Hormis les applis des festivals Les Déferlantes et Electrobeach, ou de l’entreprise perpignanaise France Edition Multimédia, les commandes de Digidust sont extérieures. « Lorsqu’on dit à un client parisien que l’on est à Perpignan, cela surprend, car la plupart des entreprises sont là-bas. On n’a pas droit à l’erreur. Être à l’autre bout de la France, c’est limite suspect », ose l’entrepreneur, fier « d’avoir participé à la création d’emplois ». Preuve vivante que les nouvelles technologies déjouent la géographie, cet acteur économique discret, fort de 170 applis réalisées, avoue « c’est plus facile qu’il y a 5 ans, car nous avons des références solides ».

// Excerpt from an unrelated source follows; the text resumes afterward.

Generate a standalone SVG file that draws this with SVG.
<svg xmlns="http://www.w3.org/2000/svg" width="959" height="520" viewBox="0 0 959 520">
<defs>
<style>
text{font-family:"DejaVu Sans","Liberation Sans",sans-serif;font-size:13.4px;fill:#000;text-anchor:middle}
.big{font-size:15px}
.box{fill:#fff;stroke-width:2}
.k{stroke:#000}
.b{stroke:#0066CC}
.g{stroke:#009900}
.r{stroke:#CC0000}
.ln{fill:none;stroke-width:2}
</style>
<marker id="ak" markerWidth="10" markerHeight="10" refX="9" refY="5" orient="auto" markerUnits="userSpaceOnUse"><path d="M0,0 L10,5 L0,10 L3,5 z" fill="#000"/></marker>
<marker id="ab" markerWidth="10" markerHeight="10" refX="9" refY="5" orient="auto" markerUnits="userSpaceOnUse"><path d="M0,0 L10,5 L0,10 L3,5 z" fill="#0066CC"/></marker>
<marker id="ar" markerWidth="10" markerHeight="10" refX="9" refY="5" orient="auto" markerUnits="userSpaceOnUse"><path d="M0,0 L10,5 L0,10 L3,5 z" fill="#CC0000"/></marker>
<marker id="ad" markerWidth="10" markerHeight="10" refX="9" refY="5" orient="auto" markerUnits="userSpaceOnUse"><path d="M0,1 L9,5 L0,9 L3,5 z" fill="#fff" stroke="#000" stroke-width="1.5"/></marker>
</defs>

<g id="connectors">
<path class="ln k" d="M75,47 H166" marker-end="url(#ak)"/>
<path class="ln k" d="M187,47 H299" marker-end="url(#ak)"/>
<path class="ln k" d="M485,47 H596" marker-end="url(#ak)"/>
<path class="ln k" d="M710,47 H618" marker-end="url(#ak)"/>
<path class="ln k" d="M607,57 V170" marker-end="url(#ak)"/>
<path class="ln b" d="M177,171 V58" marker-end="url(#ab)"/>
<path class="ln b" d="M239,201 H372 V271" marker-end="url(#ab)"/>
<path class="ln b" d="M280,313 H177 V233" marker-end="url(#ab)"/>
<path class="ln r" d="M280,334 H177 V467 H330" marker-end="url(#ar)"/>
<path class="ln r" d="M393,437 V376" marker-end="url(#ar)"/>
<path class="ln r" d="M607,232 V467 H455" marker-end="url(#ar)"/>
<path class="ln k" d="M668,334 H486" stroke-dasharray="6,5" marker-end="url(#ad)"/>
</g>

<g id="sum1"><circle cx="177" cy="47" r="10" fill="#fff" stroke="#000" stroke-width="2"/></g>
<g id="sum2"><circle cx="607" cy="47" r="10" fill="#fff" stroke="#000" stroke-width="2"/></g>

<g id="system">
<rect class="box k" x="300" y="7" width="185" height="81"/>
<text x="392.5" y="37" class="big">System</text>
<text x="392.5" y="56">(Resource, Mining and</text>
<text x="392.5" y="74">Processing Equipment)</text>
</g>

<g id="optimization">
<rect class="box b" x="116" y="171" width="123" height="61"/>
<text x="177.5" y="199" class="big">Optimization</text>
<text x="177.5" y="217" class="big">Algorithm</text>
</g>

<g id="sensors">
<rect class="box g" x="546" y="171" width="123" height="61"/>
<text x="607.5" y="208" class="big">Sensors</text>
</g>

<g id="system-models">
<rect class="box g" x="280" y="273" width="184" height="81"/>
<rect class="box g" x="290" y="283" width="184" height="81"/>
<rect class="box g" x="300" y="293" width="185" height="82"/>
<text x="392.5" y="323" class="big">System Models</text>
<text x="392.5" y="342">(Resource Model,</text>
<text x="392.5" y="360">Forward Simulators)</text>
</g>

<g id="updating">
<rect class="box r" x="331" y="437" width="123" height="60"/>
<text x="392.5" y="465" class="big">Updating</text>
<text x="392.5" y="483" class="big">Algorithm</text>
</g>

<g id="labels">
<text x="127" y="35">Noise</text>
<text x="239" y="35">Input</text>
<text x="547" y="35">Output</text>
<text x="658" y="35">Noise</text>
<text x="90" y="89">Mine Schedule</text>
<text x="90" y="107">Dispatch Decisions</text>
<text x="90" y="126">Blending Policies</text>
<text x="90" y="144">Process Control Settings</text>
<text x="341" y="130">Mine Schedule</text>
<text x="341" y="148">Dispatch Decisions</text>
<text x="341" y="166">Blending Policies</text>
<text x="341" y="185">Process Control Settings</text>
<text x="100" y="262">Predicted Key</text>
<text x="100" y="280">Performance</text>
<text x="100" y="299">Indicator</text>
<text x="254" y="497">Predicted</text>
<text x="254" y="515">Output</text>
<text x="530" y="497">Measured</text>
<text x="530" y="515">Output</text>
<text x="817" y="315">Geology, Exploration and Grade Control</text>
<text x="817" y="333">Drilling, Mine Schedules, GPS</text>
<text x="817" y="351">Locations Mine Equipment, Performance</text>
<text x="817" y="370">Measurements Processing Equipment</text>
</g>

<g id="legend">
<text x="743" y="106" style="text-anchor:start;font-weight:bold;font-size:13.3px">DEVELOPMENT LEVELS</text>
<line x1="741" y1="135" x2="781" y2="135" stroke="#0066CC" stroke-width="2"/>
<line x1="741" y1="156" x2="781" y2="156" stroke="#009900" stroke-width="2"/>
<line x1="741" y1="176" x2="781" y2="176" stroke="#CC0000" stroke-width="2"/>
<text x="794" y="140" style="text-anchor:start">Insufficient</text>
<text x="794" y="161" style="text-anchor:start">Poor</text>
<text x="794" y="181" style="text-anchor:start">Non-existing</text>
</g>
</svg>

En Inde, 1 dollar de l’heure

Le tissu d’entreprises de production d’applications, certaines spécialisées, d’autres proposant cette activité parmi d’autres, approche déjà la saturation. La concurrence est européenne « mais aussi mondiale », avec le cas de l’Inde, où l’on développe des applis « pour 1 dollar de l’heure ! », s’offusque Julien Gautier. Le manager réfute le recours aux sociétés “off-shore”, souvent employé par certains agences parisiennes, et revendique un « contrôle intégral de la qualité ». Mais la multiplication des applis est à rapprocher d’une jungle, et les « subterfuges pour atteindre les internautes » s’imposent, par un volet de marketing et de communication. S’ajoute un « ré-engagement » consistant à remotiver l’usager une fois l’appli téléchargée, car l’attention est détournée par des sollicitations changeantes et multiples, à l’image du jeu Candy Crush.

« Le grand public n’a pas encore tout compris aux applis »

Les consommateurs d’applications ne sont pas toujours au fait du « travail obscur », comme le nomme par Julien Gautier, qui avertit : « sans vouloir offenser personne, je pense que le grand public n’a pas encore tout compris aux applis ». L’entrepreneur perpignanais ajoute « il faut aussi les adapter aux environnements mobiles » et cite l’application de la station de Port-Leucate, conçue par son équipe : « un touriste hollandais, qui aura téléchargé cette appli chez lui, n’en profitera pas une fois sur place, faute de connexion Internet ». Digidust prévoit cette situation, en rendant disponibles les bonnes adresses de la station, hors-connexion, pour être « guidé intelligemment ». Les clients ne remarquent pas ce détail important, sans lequel un produit sympathique ne fonctionnerait pas. Cette option, parmi d’autres développées par les concurrents, montre l’existence d’un univers technologique complexe, qui évolue sans cesse, pour des prix comparables « à ceux des oeuvres d’art », s’amuse l’Argelésien. Celui-ci refuse les « applications pré-packagées », modelées selon le souhait du client, et défend le sur-mesure intégral, pour « moins de 10.000 euros, jusqu’à plusieurs milliers ».

Dans le monde d’Internet, où une année semble compter pour trois, le boum de 2010 est déjà loin. A cette époque, entreprises et collectivités locales souhaitaient absolument leurs applis, parfois lâchées dans la nature. Le marché s’est affiné, il s’est densifié, et le client de 2015 exige des fonctionnalités précises, car le concept est mieux maîtrisé.